# Color Ring Resistance Classification

Illustration of Color Code Matrix

### Preface

In the field of automatic optical inspection (AOI), printed circuit board (PCB) defect detection is one of the inevitable procedures. Especially, as color ring resistances are in high-frequency occurence in the PCB, the false and missing detection of color ring resistances is particularly considerable.

Recently, some methods directly compare the pixel values of the color rings on the testing resistance with that on the standard resistance. However, the performance may be effected with illumination variance or resistance dispalcement (which means the image only contains a part of the resistance).

### Approach

In order to solve the above problems, I propose a color ring resistance detection network, called RingGCN, based on graph convolutional networks (GCNs).
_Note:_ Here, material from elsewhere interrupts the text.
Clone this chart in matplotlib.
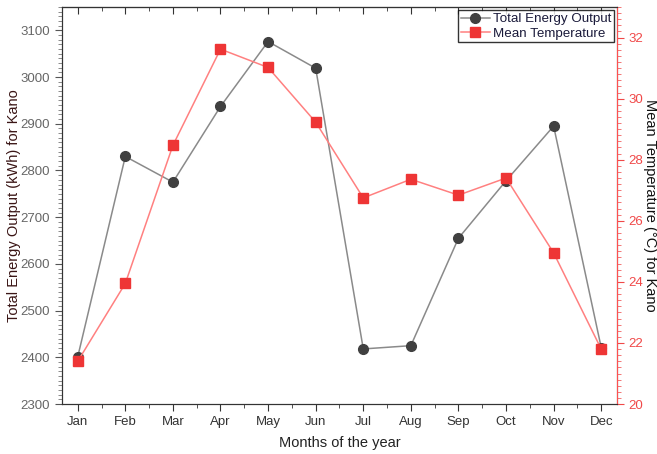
import matplotlib.pyplot as plt
from matplotlib.ticker import MultipleLocator

plt.rcParams['font.family'] = ['Liberation Sans', 'DejaVu Sans']

months = ['Jan', 'Feb', 'Mar', 'Apr', 'May', 'Jun',
          'Jul', 'Aug', 'Sep', 'Oct', 'Nov', 'Dec']
energy = [2401, 2830, 2775, 2937, 3076, 3019, 2418, 2425, 2655, 2778, 2895, 2421]
temperature = [21.4, 23.95, 28.47, 31.62, 31.02, 29.23,
               26.75, 27.36, 26.84, 27.4, 24.95, 21.8]

x = list(range(1, 13))

fig = plt.figure(figsize=(6.57, 4.54), dpi=100)
ax = fig.add_axes([0.0944, 0.110, 0.8446, 0.8746])
ax2 = ax.twinx()

ax.plot(x, energy, color='#8a8a8a', lw=1.1, marker='o', ms=7,
        mfc='#404040', mec='#404040', zorder=3, label='Total Energy Output')
ax2.plot(x, temperature, color='#ff8080', lw=1.1, marker='s', ms=6.5,
         mfc='#ee3535', mec='#ee3535', zorder=3, label='Mean Temperature')

ax.set_xlim(0.67, 12.33)
ax.set_ylim(2300, 3150)
ax2.set_ylim(20, 33)

ax.set_xticks(x)
ax.set_xticklabels(months)
ax.xaxis.set_minor_locator(MultipleLocator(0.5))
ax.yaxis.set_major_locator(MultipleLocator(100))
ax.yaxis.set_minor_locator(MultipleLocator(10))
ax2.yaxis.set_major_locator(MultipleLocator(2))
ax2.yaxis.set_minor_locator(MultipleLocator(0.2))

ax.tick_params(axis='x', which='both', direction='out', labelsize=9.5,
               colors='#333333')
ax.tick_params(axis='x', which='major', length=5)
ax.tick_params(axis='x', which='minor', length=3)
ax.tick_params(axis='y', which='major', length=5, labelsize=9.5,
               labelcolor='#666666', color='#555555')
ax.tick_params(axis='y', which='minor', length=3, color='#777777')
ax2.tick_params(axis='y', which='major', length=5, labelsize=9.5,
                colors='#f04848')
ax2.tick_params(axis='y', which='minor', length=3, colors='#f06060')

# inward ticks along the top edge
top = ax.secondary_xaxis('top')
top.set_xticks(x)
top.xaxis.set_minor_locator(MultipleLocator(0.5))
top.tick_params(axis='x', which='both', direction='in', labeltop=False,
                color='#333333')
top.tick_params(axis='x', which='major', length=5)
top.tick_params(axis='x', which='minor', length=3)
top.spines['top'].set_color('#333333')

for s in ['left', 'bottom', 'top']:
    ax.spines[s].set_color('#333333')
ax2.spines['right'].set_color('#ff5050')
ax2.spines['left'].set_color('#333333')
ax2.spines['top'].set_color('#333333')
ax2.spines['bottom'].set_color('#333333')

ax.set_xlabel('Months of the year', fontsize=10.5, color='#222222', labelpad=6)
ax.set_ylabel('Total Energy Output (kWh) for Kano', fontsize=10.5,
              color='#3a1515', va='center')
ax.yaxis.set_label_coords(-0.086, 0.5)
ax2.set_ylabel('Mean Temperature (\u00b0C) for Kano', fontsize=10.5,
               color='#111111', rotation=270, va='center')
ax2.yaxis.set_label_coords(1.06, 0.5)

h1, l1 = ax.get_legend_handles_labels()
h2, l2 = ax2.get_legend_handles_labels()
leg = ax2.legend(h1 + h2, l1 + l2, loc='upper right', fontsize=9.6,
                 frameon=True, fancybox=False, edgecolor='black',
                 borderaxespad=0.25, borderpad=0.2, handlelength=2.2,
                 handletextpad=0.2, labelspacing=0.15, labelcolor='#1a1a3a')
leg.get_frame().set_linewidth(1.0)

fig.savefig('out.png', dpi=100)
Aiming at the color ring characteristics (i.e., electronic color code) of the color ring resistance, RingGCN is designed in two stages:

• Firstly, extracting the color ring features through a CNN backbone from the input image.
• Then feeding the features with a statistics matrix into a GCN to regress a color code matrix.

As shown in the above figure, the color code matrix $M\in\mathbb{R}^{12\times 12}$ represents the relative location among different color rings, where $12$ derives from the characteristic that 12 kinds of electronic colors are used to indicate the values or ratings of electronic components.

### Performance

The proposed RingGCN achieves a superior performance with only 1.3% false alarm rate (FAR) and 0% missing alarm rate (MAR). The algorithm has been deployed on the AOI machines with a rapid inference speed. Also, the whole solution owns a patent.